Inverse network output shape - Githubissues

pbaylies / stylegan-encoder

StyleGAN Encoder - converts real images to latent space

Other

740 stars 182 forks source link

Inverse network output shape #1

Closed pender closed 5 years ago

pender commented 5 years ago

Picking up from here...

My understanding of the code in train_effnet.py is that you generate a training set in which the targets are the dlatent outputs of the StyleGAN mapping network, and the inputs are the images synthesized from those dlatents with the StyleGAN synthesis network.

The thing that confuses me is that the StyleGAN mapping network outputs a single [1, 512] vector that is then tiled up to [18, 512], so that all 18 layers are identical. But the effnet's architecture doesn't constrain its output similarly. It outputs a [18, 512] vector in which the layers don't seem to be constrained to be identical to one another, and in practice it doesn't learn to do so. (Example: Target image, composite image that it generates, and each of the 18 layers synthesized individually)

Am I understanding it correctly? If so, wouldn't you normally constrain the architecture of a network to the same rough domain as the targets in the training set? For example, if you were training a GAN with a 512x512 grayscale training set, wouldn't you set its output to 512x512, and not 512x512x3?

pbaylies commented 5 years ago

Hi @pender - my goal with this encoder is to be able to encode faces well into the latent space of the model; by constraining the total output to [1, 512] it's tougher to get a very realistic face without artifacts. Because the dlatents run from coarse to fine, it's possible to mix them for more variation and finer control over details, which NVIDIA does in the original paper. In my experience, an encoder trained like this does a good job of generating smooth and realistic faces, with less artifacts than the original generator.

I am open to having [1, 512] as an option for building a model, but not as the only option, because I don't believe it will ultimately perform as well for encoding as using the entire latent space -- but it will surely train faster!

pender commented 5 years ago

@pbaylies - Right, I totally get that point with respect to the encoder, which optimizes all 18 layers of the dlatent tensor based on the perceptual loss between the generated image and the original image. My question is specifically regarding the inverse network that you can train via train_effnet.py or train_resnet.py. When you train that network, its training target are exclusively outputs of the StyleGAN mapping network, so it is training to match dlatent tensors where all 18 rows are the same for each data point. In other words, it never receives a training signal that would allow the difference between the 18 layers to be meaningful, so any failure to be the same would just be noise from the training. Am I misunderstanding how the training works?

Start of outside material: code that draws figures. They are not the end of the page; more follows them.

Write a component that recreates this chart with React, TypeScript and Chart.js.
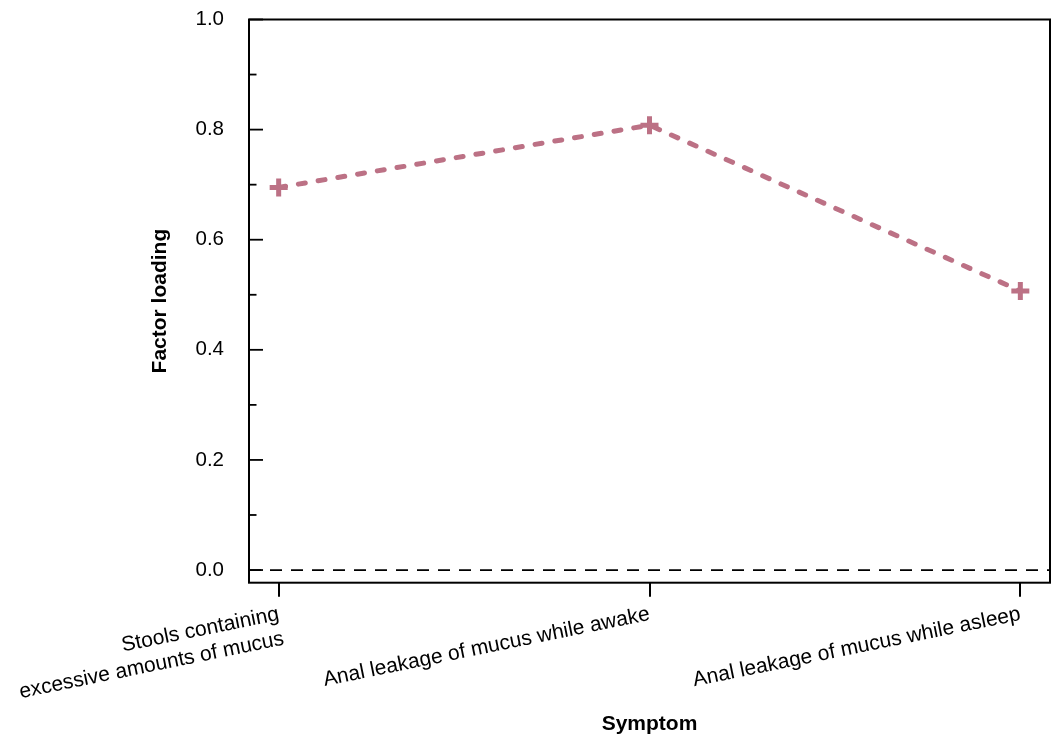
import React, { useEffect, useRef } from 'react';
import { Chart, registerables } from 'chart.js';

Chart.register(...registerables);

const categories: string[][] = [
  ['Stools containing', 'excessive amounts of mucus'],
  ['Anal leakage of mucus while awake'],
  ['Anal leakage of mucus while asleep'],
];
const factorLoadings: number[] = [0.695, 0.808, 0.507];
const yTickValues: number[] = [0, 0.1, 0.2, 0.3, 0.4, 0.5, 0.6, 0.7, 0.8, 0.9, 1.0];
const yLabelledTicks: number[] = [0, 0.2, 0.4, 0.6, 0.8, 1.0];
const xTitle = 'Symptom';
const yTitle = 'Factor loading';

const FONT = "'Liberation Sans', Arial, Helvetica, sans-serif";
const LINE_COLOR = 'rgb(188, 113, 133)';

const framePlugin = {
  id: 'frame',
  beforeDatasetsDraw(chart: any) {
    const { ctx, chartArea: a, scales } = chart;
    const y0 = scales.y.getPixelForValue(0);
    ctx.save();
    ctx.strokeStyle = '#000';
    ctx.lineWidth = 1.8;
    ctx.setLineDash([12, 9]);
    ctx.beginPath();
    ctx.moveTo(a.left, y0);
    ctx.lineTo(a.right, y0);
    ctx.stroke();
    ctx.restore();
  },
  afterDraw(chart: any) {
    const { ctx, chartArea: a, scales } = chart;
    ctx.save();
    ctx.strokeStyle = '#000';
    ctx.lineWidth = 2;
    ctx.strokeRect(a.left, a.top, a.right - a.left, a.bottom - a.top);
    ctx.lineWidth = 1.8;
    yTickValues.forEach((v) => {
      const py = scales.y.getPixelForValue(v);
      const major = yLabelledTicks.some((m) => Math.abs(m - v) < 1e-9);
      ctx.beginPath();
      ctx.moveTo(a.left, py);
      ctx.lineTo(a.left + (major ? 14 : 7.5), py);
      ctx.stroke();
    });
    ctx.restore();
  },
};

export default function App() {
  const canvasRef = useRef<HTMLCanvasElement | null>(null);

  useEffect(() => {
    if (!canvasRef.current) return;
    const chart = new Chart(canvasRef.current, {
      type: 'line',
      data: {
        datasets: [
          {
            data: factorLoadings.map((v, i) => ({ x: i, y: v })),
            borderColor: LINE_COLOR,
            backgroundColor: LINE_COLOR,
            borderWidth: 5,
            borderDash: [7, 13],
            borderCapStyle: 'round',
            pointStyle: 'cross',
            pointRadius: 9,
            pointBorderWidth: 5,
            pointBorderColor: LINE_COLOR,
            fill: false,
            tension: 0,
            clip: false,
          } as any,
        ],
      },
      options: {
        animation: false,
        responsive: true,
        maintainAspectRatio: false,
        layout: { autoPadding: false, padding: { top: 19.5, left: 140, right: 3, bottom: 0 } },
        plugins: { legend: { display: false }, tooltip: { enabled: false } },
        scales: {
          x: {
            type: 'linear',
            min: -0.08,
            max: 2.08,
            afterBuildTicks: (scale: any) => {
              scale.ticks = categories.map((_, i) => ({ value: i }));
            },
            afterFit: (scale: any) => {
              scale.height = 155.3;
              scale.paddingLeft = 0;
              scale.paddingRight = 0;
            },
            grid: {
              display: true,
              drawOnChartArea: false,
              drawTicks: true,
              tickLength: 14,
              color: '#000',
              lineWidth: 2,
            },
            border: { display: false },
            ticks: {
              autoSkip: false,
              minRotation: 11.5,
              maxRotation: 11.5,
              padding: 5,
              color: '#000',
              font: { family: FONT, size: 21 },
              callback: (value: any) => {
                const lab = categories[Math.round(Number(value))];
                if (!lab) return '';
                return lab.length === 1 ? lab[0] : lab;
              },
            },
            title: {
              display: true,
              text: xTitle,
              color: '#000',
              font: { family: FONT, size: 21, weight: 'bold' },
              padding: { top: 0, bottom: 1.4 },
            },
          },
          y: {
            type: 'linear',
            min: -0.023,
            max: 1.0,
            afterBuildTicks: (scale: any) => {
              scale.ticks = yTickValues.map((v) => ({ value: v }));
            },
            afterFit: (scale: any) => {
              scale.width = 109;
              scale.paddingTop = 0;
              scale.paddingBottom = 0;
            },
            grid: { display: false, drawTicks: false },
            border: { display: false },
            ticks: {
              padding: 25,
              color: '#000',
              font: { family: FONT, size: 20.5 },
              callback: (value: any) => {
                const v = Number(value);
                return yLabelledTicks.some((m) => Math.abs(m - v) < 1e-9) ? v.toFixed(1) : '';
              },
            },
            title: {
              display: true,
              text: yTitle,
              color: '#000',
              font: { family: FONT, size: 21, weight: 'bold' },
              padding: { top: 7.4, bottom: 0 },
            },
          },
        },
      } as any,
      plugins: [framePlugin],
    });
    return () => chart.destroy();
  }, []);

  return (
    <div style={{ position: 'fixed', left: 0, top: 0, width: 1053, height: 738, background: '#fff' }}>
      <canvas ref={canvasRef} />
    </div>
  );
}
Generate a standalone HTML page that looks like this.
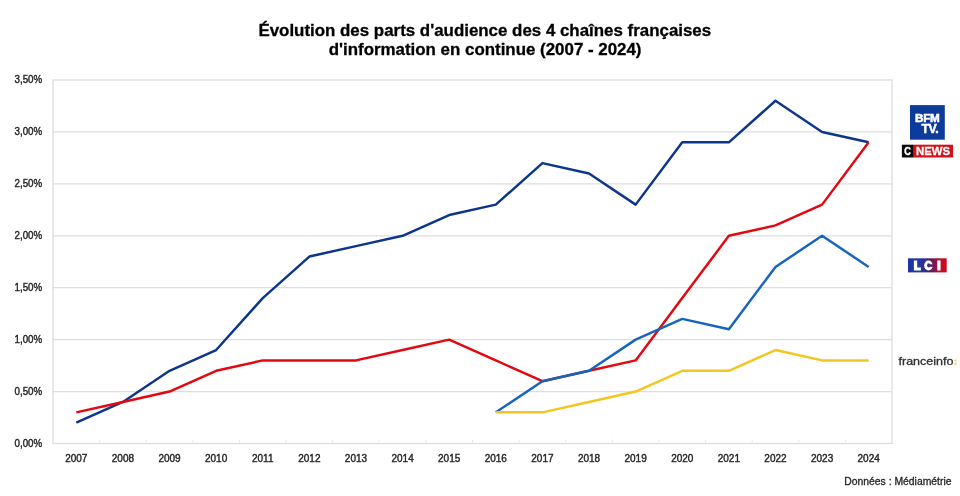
<!DOCTYPE html>
<html><head><meta charset="utf-8"><style>
html,body{margin:0;padding:0;background:#fff;}
body{width:960px;height:496px;overflow:hidden;position:relative;font-family:"Liberation Sans",sans-serif;}
svg{position:absolute;left:0;top:0;will-change:transform;}
.ax{font-family:"Liberation Sans",sans-serif;font-size:10px;fill:#262626;stroke:#262626;stroke-width:0.4px;}
.title{font-family:"Liberation Sans",sans-serif;font-weight:bold;font-size:16.9px;fill:#000;stroke:#000;stroke-width:0.3px;}
.src{font-family:"Liberation Sans",sans-serif;font-size:10.3px;fill:#262626;stroke:#262626;stroke-width:0.3px;}
</style></head><body>
<svg width="960" height="496" viewBox="0 0 960 496">
<text x="484.8" y="35.9" text-anchor="middle" class="title">Évolution des parts d'audience des 4 chaînes françaises</text>
<text x="485.1" y="55.3" text-anchor="middle" class="title">d'information en continue (2007 - 2024)</text>
<line x1="53.0" y1="391.57" x2="892.0" y2="391.57" stroke="#dedede" stroke-width="1.3"/>
<line x1="53.0" y1="339.64" x2="892.0" y2="339.64" stroke="#dedede" stroke-width="1.3"/>
<line x1="53.0" y1="287.71" x2="892.0" y2="287.71" stroke="#dedede" stroke-width="1.3"/>
<line x1="53.0" y1="235.79" x2="892.0" y2="235.79" stroke="#dedede" stroke-width="1.3"/>
<line x1="53.0" y1="183.86" x2="892.0" y2="183.86" stroke="#dedede" stroke-width="1.3"/>
<line x1="53.0" y1="131.93" x2="892.0" y2="131.93" stroke="#dedede" stroke-width="1.3"/>
<rect x="53.0" y="80.0" width="839.0" height="363.5" fill="none" stroke="#dedede" stroke-width="1.3"/>
<line x1="99.61" y1="439.5" x2="99.61" y2="443.5" stroke="#e8e8e8" stroke-width="1"/>
<line x1="146.22" y1="439.5" x2="146.22" y2="443.5" stroke="#e8e8e8" stroke-width="1"/>
<line x1="192.83" y1="439.5" x2="192.83" y2="443.5" stroke="#e8e8e8" stroke-width="1"/>
<line x1="239.44" y1="439.5" x2="239.44" y2="443.5" stroke="#e8e8e8" stroke-width="1"/>
<line x1="286.06" y1="439.5" x2="286.06" y2="443.5" stroke="#e8e8e8" stroke-width="1"/>
<line x1="332.67" y1="439.5" x2="332.67" y2="443.5" stroke="#e8e8e8" stroke-width="1"/>
<line x1="379.28" y1="439.5" x2="379.28" y2="443.5" stroke="#e8e8e8" stroke-width="1"/>
<line x1="425.89" y1="439.5" x2="425.89" y2="443.5" stroke="#e8e8e8" stroke-width="1"/>
<line x1="472.50" y1="439.5" x2="472.50" y2="443.5" stroke="#e8e8e8" stroke-width="1"/>
<line x1="519.11" y1="439.5" x2="519.11" y2="443.5" stroke="#e8e8e8" stroke-width="1"/>
<line x1="565.72" y1="439.5" x2="565.72" y2="443.5" stroke="#e8e8e8" stroke-width="1"/>
<line x1="612.33" y1="439.5" x2="612.33" y2="443.5" stroke="#e8e8e8" stroke-width="1"/>
<line x1="658.94" y1="439.5" x2="658.94" y2="443.5" stroke="#e8e8e8" stroke-width="1"/>
<line x1="705.56" y1="439.5" x2="705.56" y2="443.5" stroke="#e8e8e8" stroke-width="1"/>
<line x1="752.17" y1="439.5" x2="752.17" y2="443.5" stroke="#e8e8e8" stroke-width="1"/>
<line x1="798.78" y1="439.5" x2="798.78" y2="443.5" stroke="#e8e8e8" stroke-width="1"/>
<line x1="845.39" y1="439.5" x2="845.39" y2="443.5" stroke="#e8e8e8" stroke-width="1"/>
<text x="42.2" y="446.90" text-anchor="end" class="ax" textLength="27.6" lengthAdjust="spacingAndGlyphs">0,00%</text>
<text x="42.2" y="394.97" text-anchor="end" class="ax" textLength="27.6" lengthAdjust="spacingAndGlyphs">0,50%</text>
<text x="42.2" y="343.04" text-anchor="end" class="ax" textLength="27.6" lengthAdjust="spacingAndGlyphs">1,00%</text>
<text x="42.2" y="291.11" text-anchor="end" class="ax" textLength="27.6" lengthAdjust="spacingAndGlyphs">1,50%</text>
<text x="42.2" y="239.19" text-anchor="end" class="ax" textLength="27.6" lengthAdjust="spacingAndGlyphs">2,00%</text>
<text x="42.2" y="187.26" text-anchor="end" class="ax" textLength="27.6" lengthAdjust="spacingAndGlyphs">2,50%</text>
<text x="42.2" y="135.33" text-anchor="end" class="ax" textLength="27.6" lengthAdjust="spacingAndGlyphs">3,00%</text>
<text x="42.2" y="83.40" text-anchor="end" class="ax" textLength="27.6" lengthAdjust="spacingAndGlyphs">3,50%</text>
<text x="76.31" y="462" text-anchor="middle" class="ax">2007</text>
<text x="122.92" y="462" text-anchor="middle" class="ax">2008</text>
<text x="169.53" y="462" text-anchor="middle" class="ax">2009</text>
<text x="216.14" y="462" text-anchor="middle" class="ax">2010</text>
<text x="262.75" y="462" text-anchor="middle" class="ax">2011</text>
<text x="309.36" y="462" text-anchor="middle" class="ax">2012</text>
<text x="355.97" y="462" text-anchor="middle" class="ax">2013</text>
<text x="402.58" y="462" text-anchor="middle" class="ax">2014</text>
<text x="449.19" y="462" text-anchor="middle" class="ax">2015</text>
<text x="495.81" y="462" text-anchor="middle" class="ax">2016</text>
<text x="542.42" y="462" text-anchor="middle" class="ax">2017</text>
<text x="589.03" y="462" text-anchor="middle" class="ax">2018</text>
<text x="635.64" y="462" text-anchor="middle" class="ax">2019</text>
<text x="682.25" y="462" text-anchor="middle" class="ax">2020</text>
<text x="728.86" y="462" text-anchor="middle" class="ax">2021</text>
<text x="775.47" y="462" text-anchor="middle" class="ax">2022</text>
<text x="822.08" y="462" text-anchor="middle" class="ax">2023</text>
<text x="868.69" y="462" text-anchor="middle" class="ax">2024</text>
<polyline points="76.31,422.73 122.92,401.96 169.53,370.80 216.14,350.03 262.75,298.10 309.36,256.56 355.97,246.17 402.58,235.79 449.19,215.01 495.81,204.63 542.42,163.09 589.03,173.47 635.64,204.63 682.25,142.31 728.86,142.31 775.47,100.77 822.08,131.93 868.69,142.31" fill="none" stroke="#0b368b" stroke-width="2.45" stroke-linejoin="round" stroke-linecap="butt"/>
<polyline points="76.31,412.34 122.92,401.96 169.53,391.57 216.14,370.80 262.75,360.41 309.36,360.41 355.97,360.41 402.58,350.03 449.19,339.64 495.81,360.41 542.42,381.19 589.03,370.80 635.64,360.41 682.25,298.10 728.86,235.79 775.47,225.40 822.08,204.63 868.69,142.31" fill="none" stroke="#e3080f" stroke-width="2.45" stroke-linejoin="round" stroke-linecap="butt"/>
<polyline points="495.81,412.34 542.42,381.19 589.03,370.80 635.64,339.64 682.25,318.87 728.86,329.26 775.47,266.94 822.08,235.79 868.69,266.94" fill="none" stroke="#1564bf" stroke-width="2.45" stroke-linejoin="round" stroke-linecap="butt"/>
<polyline points="495.81,412.34 542.42,412.34 589.03,401.96 635.64,391.57 682.25,370.80 728.86,370.80 775.47,350.03 822.08,360.41 868.69,360.41" fill="none" stroke="#f3c61f" stroke-width="2.45" stroke-linejoin="round" stroke-linecap="butt"/>
<text x="951.5" y="484.7" text-anchor="end" class="src" textLength="107.2" lengthAdjust="spacingAndGlyphs">Données : Médiamétrie</text>
<!-- BFM TV logo -->
<rect x="910" y="105.1" width="34.8" height="34.6" fill="#0c3b9c"/>
<text x="927.3" y="121.7" text-anchor="middle" font-family="Liberation Sans" font-weight="bold" font-size="11.7" fill="#fff" stroke="#fff" stroke-width="0.55" letter-spacing="-0.25">BFM</text>
<text x="929.9" y="132.9" text-anchor="middle" font-family="Liberation Sans" font-weight="bold" font-size="12.3" fill="#fff" stroke="#fff" stroke-width="0.55" letter-spacing="-0.45">TV.</text>
<!-- CNEWS logo -->
<rect x="901.9" y="144.7" width="11.9" height="12.8" fill="#0a0a0a"/>
<rect x="913.8" y="144.7" width="39.3" height="12.8" fill="#d3101b"/>
<text x="904.3" y="155.1" font-family="Liberation Sans" font-weight="bold" font-size="11.3" fill="#fff" stroke="#fff" stroke-width="0.45" textLength="6.6" lengthAdjust="spacingAndGlyphs">C</text>
<text x="916.1" y="155.1" font-family="Liberation Sans" font-weight="bold" font-size="11.3" fill="#fff" stroke="#fff" stroke-width="0.3" textLength="34" lengthAdjust="spacingAndGlyphs">NEWS</text>
<!-- LCI logo -->
<defs><linearGradient id="lg" gradientUnits="userSpaceOnUse" x1="908" x2="946.7" y1="0" y2="0">
<stop offset="0" stop-color="#1b35a8"/><stop offset="0.3" stop-color="#1f3aa0"/><stop offset="0.55" stop-color="#4a2070"/><stop offset="0.8" stop-color="#b0102e"/><stop offset="1" stop-color="#d2081c"/></linearGradient></defs>
<rect x="908" y="258.3" width="38.7" height="14.1" fill="url(#lg)"/>
<path d="M913.9 260.4h3.3v7h3.7v3.1h-7z" fill="#fff"/>
<ellipse cx="928.45" cy="265.45" rx="4.3" ry="5.05" fill="#fff"/><ellipse cx="928.6" cy="265.45" rx="1.5" ry="2.1" fill="url(#lg)"/><rect x="928.6" y="264.3" width="4.5" height="2.5" fill="url(#lg)"/>
<rect x="937.3" y="260.4" width="3.3" height="10.1" fill="#fff"/>
<!-- franceinfo -->
<text x="898.5" y="365" font-family="Liberation Sans" font-size="11" fill="#303030" stroke="#303030" stroke-width="0.3" textLength="55" lengthAdjust="spacingAndGlyphs">franceinfo</text>
<rect x="954.6" y="359.6" width="1.9" height="1.9" fill="#f1d447"/>
<rect x="954.6" y="363.1" width="1.9" height="1.9" fill="#f1d447"/>
</svg>
</body></html>
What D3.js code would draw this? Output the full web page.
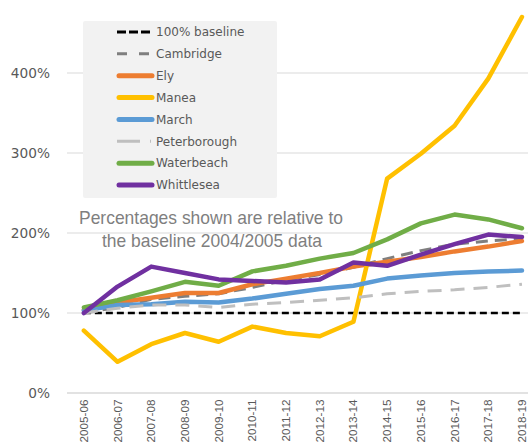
<!DOCTYPE html>
<html>
<head>
<meta charset="utf-8">
<script src="https://cdn.jsdelivr.net/npm/d3@7"></script>
<style>
  html, body { margin: 0; padding: 0; background: #fff; }
  svg { display: block; }
</style>
</head>
<body>
<svg id="chart" width="528" height="443"></svg>
<script>
// Financial years on the category axis
const years = ["2005-06","2006-07","2007-08","2008-09","2009-10","2010-11","2011-12",
               "2012-13","2013-14","2014-15","2015-16","2016-17","2017-18","2018-19"];

// Values as a percentage of the 2004/2005 baseline
const baseline     = [100,100,100,100,100,100,100,100,100,100,100,100,100,100];
const cambridge    = [100,107,117,121,124,132,141,148,157,168,178,186,190,193];
const ely          = [104,113,119,125,125,136,143,150,158,164,170,177,183,190];
const manea        = [78,39,61,75,64,83,75,71,89,268,299,334,393,470];
const march        = [103,110,111,114,113,118,124,130,134,143,147,150,152,153];
const peterborough = [100,106,110,110,107,111,113,116,119,124,127,129,132,136];
const waterbeach   = [107,116,127,139,134,152,159,168,175,192,212,223,217,206];
const whittlesea   = [100,133,158,150,142,140,138,142,163,159,173,186,198,195];

const yTicks = [0, 100, 200, 300, 400];

const series = [
  { name: "100% baseline", values: baseline,     color: "#000000", width: 2.6, dash: "7,4",  legendDash: "9,3" },
  { name: "Cambridge",     values: cambridge,    color: "#7f7f7f", width: 3,   dash: "12,7", legendDash: "10,12" },
  { name: "Ely",           values: ely,          color: "#ed7d31", width: 4.5 },
  { name: "Manea",         values: manea,        color: "#ffc000", width: 4.5 },
  { name: "March",         values: march,        color: "#5b9bd5", width: 4.5 },
  { name: "Peterborough",  values: peterborough, color: "#bfbfbf", width: 3,   dash: "14,9", legendDash: "23,10" },
  { name: "Waterbeach",    values: waterbeach,   color: "#70ad47", width: 4.5 },
  { name: "Whittlesea",    values: whittlesea,   color: "#7030a0", width: 4.5 }
];

const svg = d3.select("#chart");
const textColor = "#595959";

const x = d3.scalePoint().domain(years).range([67, 538.8]).padding(0.5);
const y = d3.scaleLinear().domain([0, 500]).range([393, -7]);

// Horizontal gridlines
svg.append("g").selectAll("line").data(yTicks).join("line")
  .attr("x1", 67).attr("x2", 528)
  .attr("y1", d => y(d)).attr("y2", d => y(d))
  .attr("stroke", "#d9d9d9").attr("stroke-width", d => d === 0 ? 1.5 : 1);

// Y axis labels
const yAxis = d3.axisLeft(y).tickValues(yTicks).tickFormat(d => d + "%").tickSize(0).tickPadding(0);
const gy = svg.append("g").attr("transform", "translate(50,0)").call(yAxis);
gy.select(".domain").remove();
gy.selectAll("text")
  .attr("fill", textColor)
  .style("font-family", "'DejaVu Sans', sans-serif")
  .style("font-size", "13.7px");

// X axis labels, rotated
const xAxis = d3.axisBottom(x).tickSize(0).tickPadding(0);
const gx = svg.append("g").attr("transform", "translate(0,399.5)").call(xAxis);
gx.select(".domain").remove();
gx.selectAll("text")
  .attr("transform", "rotate(-90)")
  .attr("text-anchor", "end")
  .attr("x", 0).attr("y", 0).attr("dy", "0.3em")
  .attr("fill", textColor)
  .style("font-family", "'Liberation Sans', Arial, sans-serif")
  .style("font-size", "11.7px");

// Legend
const legend = svg.append("g");
legend.append("rect")
  .attr("x", 83).attr("y", 21).attr("width", 194).attr("height", 177)
  .attr("rx", 2).attr("fill", "#f2f2f2");

const ly = d3.scalePoint().domain(series.map(s => s.name)).range([32, 185]);
const items = legend.selectAll("g.item").data(series).join("g")
  .attr("class", "item")
  .attr("transform", d => `translate(0,${ly(d.name)})`);
items.append("line")
  .attr("x1", d => d.dash ? 117 : 119).attr("x2", d => d.dash ? 151 : 152)
  .attr("y1", 0).attr("y2", 0)
  .attr("stroke", d => d.color)
  .attr("stroke-width", d => d.dash ? 3 : 5)
  .attr("stroke-linecap", d => d.dash ? "butt" : "round")
  .attr("stroke-dasharray", d => d.legendDash || null);
items.append("text")
  .attr("x", 156).attr("y", 0).attr("dy", "0.36em")
  .attr("fill", textColor)
  .style("font-family", "'DejaVu Sans', sans-serif")
  .style("font-size", "12px")
  .text(d => d.name);

// Note text
const note = svg.append("g")
  .attr("fill", "#7f7f7f")
  .style("font-family", "'Liberation Sans', Arial, sans-serif")
  .style("font-size", "18.5px");
note.append("text").attr("x", 211).attr("y", 224).attr("text-anchor", "middle")
  .attr("textLength", 264).attr("lengthAdjust", "spacingAndGlyphs")
  .text("Percentages shown are relative to");
note.append("text").attr("x", 212).attr("y", 246.5).attr("text-anchor", "middle")
  .attr("textLength", 220).attr("lengthAdjust", "spacingAndGlyphs")
  .text("the baseline 2004/2005 data");

// Series lines
const line = d3.line().x((d, i) => x(years[i])).y(d => y(d));
svg.append("g").selectAll("path").data(series).join("path")
  .attr("d", d => line(d.values))
  .attr("fill", "none")
  .attr("stroke", d => d.color)
  .attr("stroke-width", d => d.width)
  .attr("stroke-linejoin", "round")
  .attr("stroke-linecap", d => d.dash ? "butt" : "round")
  .attr("stroke-dasharray", d => d.dash || null);
</script>
</body>
</html>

pbaylies commented 5 years ago

@pender -- so take a close look at where I generate the dataset in generate_dataset_main(), I purposely get more values from the mapping network and mix them in to generate more diverse faces. That's what all the mod_l / mod_r stuff relates to -- generating more diverse dlatents for training.

pender commented 5 years ago

aha! Thank you for clarifying. I had a suspicion I might have this wrong when the composite face looked closer to the original than the faces generated by the individual layers.

pbaylies commented 5 years ago

@pender Cheers; I should probably document that section better / at all... :)

pender commented 5 years ago

Hi @pbaylies, would it be a lot of work to add a flag (or to just indicate to me how) to build an effnet to output a [1, 512] dlatent? I've been staring at the effnet code for a while and I'm not sure how to do it. I can handle changing the assembly of training data but would much appreciate a pointer in correctly tweaking the effnet's architecture itself if you have a minute or two.

pbaylies commented 5 years ago

Hi @pender -- I had tested out a simplified version of this code for that purpose, I'll post something for you tomorrow!

pbaylies commented 5 years ago

Here you go @pender -- see if this works for you!

train_eff512.py.zip

pender commented 5 years ago

Terrific -- thank you so much!